In a like manner, the 200.78 Hz clock signal is used to drive an address counter 20 which repetitively generates a sequence of 2,048 addresses which are fed in parallel to a 2 kBit ROM 21. The ROM 21 in turn generates an empirically derived modulating signal as shown in FIG. 3 having a pseudo-random repetition rate which approximates the syllabic modulation of real speech over the (2048/200.78)=10.2 sec duration of the sequence of the modulating pulses. The waveshape of each cycle of this modulating signal is identical although its period varies in a pseudo-random manner.
Again the magnitude of each encoded byte stored in this ROM 21 is empirically selected so that the resultant decoded signal has a waveshape such that when the signal is used to amplitude modulate the gaussian amplitude distributed signal, it results in a modulated signal having a gamma amplitude distribution as shown in FIG. 2. This criteria would in itself not define a unique wave shape. Therefore in addition to this, the power spectrum of the modulating signal is made substantially equal to that of the modulation envelope of speech as shown in FIG. 4 by adjusting the rise/fall time ratio and the pseudo-random variation of periodicity of the modulating pulses. By meeting these two requirements a uniquely defined waveshape for the modulating signal is obtained. It should be noted that each cycle of this signal shown in FIG. 3 has the same wave shape although its period varies pseudo-randomly in order to simulate speech.
The 2,048 bytes, each consisting of 7 binary magnitude bits (no polarity bit is required for the modulating signal), are coupled in parallel to a D/A (digital to analog) converter 22, the output of which is coupled through a low-pass filter 23 to suppress the components above one-half the sampling clock frequency from the modulating signal which is generated during the decoding process. This modulating signal is used to amplitude modulate the gaussian signal in the following manner.
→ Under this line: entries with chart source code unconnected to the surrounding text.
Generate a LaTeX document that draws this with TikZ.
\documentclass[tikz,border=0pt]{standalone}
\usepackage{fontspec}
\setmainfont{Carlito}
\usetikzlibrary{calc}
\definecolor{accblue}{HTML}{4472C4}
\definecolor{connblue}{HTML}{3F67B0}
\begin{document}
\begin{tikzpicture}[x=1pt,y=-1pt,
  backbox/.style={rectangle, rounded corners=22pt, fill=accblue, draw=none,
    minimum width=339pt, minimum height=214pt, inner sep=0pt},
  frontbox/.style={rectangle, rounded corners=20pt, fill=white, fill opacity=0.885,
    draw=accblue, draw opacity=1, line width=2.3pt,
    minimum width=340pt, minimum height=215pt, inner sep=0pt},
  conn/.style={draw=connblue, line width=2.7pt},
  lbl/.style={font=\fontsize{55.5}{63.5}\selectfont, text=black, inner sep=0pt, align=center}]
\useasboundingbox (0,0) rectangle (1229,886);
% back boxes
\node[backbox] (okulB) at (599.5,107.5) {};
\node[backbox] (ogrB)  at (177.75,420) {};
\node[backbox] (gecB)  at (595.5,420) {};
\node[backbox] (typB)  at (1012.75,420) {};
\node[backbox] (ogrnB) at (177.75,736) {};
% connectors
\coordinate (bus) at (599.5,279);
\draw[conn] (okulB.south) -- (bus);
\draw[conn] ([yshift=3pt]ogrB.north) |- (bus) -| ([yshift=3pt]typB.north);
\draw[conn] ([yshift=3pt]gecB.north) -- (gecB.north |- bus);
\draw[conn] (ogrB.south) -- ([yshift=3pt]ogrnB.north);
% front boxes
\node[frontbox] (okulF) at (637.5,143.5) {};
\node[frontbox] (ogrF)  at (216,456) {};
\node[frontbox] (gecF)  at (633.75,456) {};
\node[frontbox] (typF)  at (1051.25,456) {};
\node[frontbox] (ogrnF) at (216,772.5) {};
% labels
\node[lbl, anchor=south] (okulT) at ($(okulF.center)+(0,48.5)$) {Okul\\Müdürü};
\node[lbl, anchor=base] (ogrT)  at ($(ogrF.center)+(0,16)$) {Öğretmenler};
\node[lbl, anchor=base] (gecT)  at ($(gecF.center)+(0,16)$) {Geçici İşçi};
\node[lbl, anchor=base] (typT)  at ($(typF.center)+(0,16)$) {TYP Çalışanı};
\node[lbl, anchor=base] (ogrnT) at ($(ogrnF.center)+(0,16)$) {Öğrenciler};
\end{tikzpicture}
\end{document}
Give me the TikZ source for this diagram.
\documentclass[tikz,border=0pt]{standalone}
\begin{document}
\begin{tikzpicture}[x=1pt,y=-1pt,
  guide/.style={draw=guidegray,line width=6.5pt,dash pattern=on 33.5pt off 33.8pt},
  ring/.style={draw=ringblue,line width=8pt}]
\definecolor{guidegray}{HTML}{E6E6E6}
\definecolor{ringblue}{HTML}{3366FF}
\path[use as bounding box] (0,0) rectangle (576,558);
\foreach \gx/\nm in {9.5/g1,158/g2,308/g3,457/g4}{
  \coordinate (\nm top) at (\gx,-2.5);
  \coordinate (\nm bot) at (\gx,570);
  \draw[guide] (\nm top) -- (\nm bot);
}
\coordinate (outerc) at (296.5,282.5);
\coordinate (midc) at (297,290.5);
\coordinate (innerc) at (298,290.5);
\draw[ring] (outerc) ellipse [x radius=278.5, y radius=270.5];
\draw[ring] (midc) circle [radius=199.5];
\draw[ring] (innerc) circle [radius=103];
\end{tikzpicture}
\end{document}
In many commercially available multiplying digital-to-analog converters (e.g. Advanced Micro Devices, Inc; Sunnyvale, Calif., device #AmDAC-08), it is common practice to utilize a reference voltage which establishes the maximum analog signal level for the converted digital sample. By varying this reference voltage, amplitude modulation of the converted digital signal will result. Hence, by utilizing the modulating signal at the output of the low-pass filter 23 as the reference signal, amplitude modulation of the converted gaussian signal at the output of the D/A converter 15 results. Thus, the output signal of the converter 15 is a pseudo-random signal having a gamma amplitude distribution (FIG. 2), a substantially flat power spectrum (covering the speech band) up to a frequency equal to about one-half the 12.8 kHz sample rate of the digital signal from the ROM 14, and a modulation envelope which follows the modulting signal shown in FIG. 3. This flat gamma output signal is then coupled through a band shaping filter 16 which has a frequency response substantially as shown in FIG. 5. This is a typical response curve for the power spectrum of speech for a large number of talkers. The band shaping filter 16 also serves as a low-pass filter to suppress the components of the digital-to-analog converter 15 which exceed one-half the sampling clock frequency. While the low-pass filtering of the digital component must take place after the modulation process, the band shaping of FIG. 5 can be introduced directly into the digital representation of the signal from the ROM 14 rather than in the filter 16. It is important to note that while the filter 16 affects the frequency response of the speech signal, it has no effect on the gamma amplitude distribution as this is relative at any one frequency. A simple analogy can be made to a sine wave signal the amplitude distribution of which is shown in FIG. 2. Such a signal has a particular shape and hence a constant amplitude distribution, regardless of the magnitude or frequency thereof.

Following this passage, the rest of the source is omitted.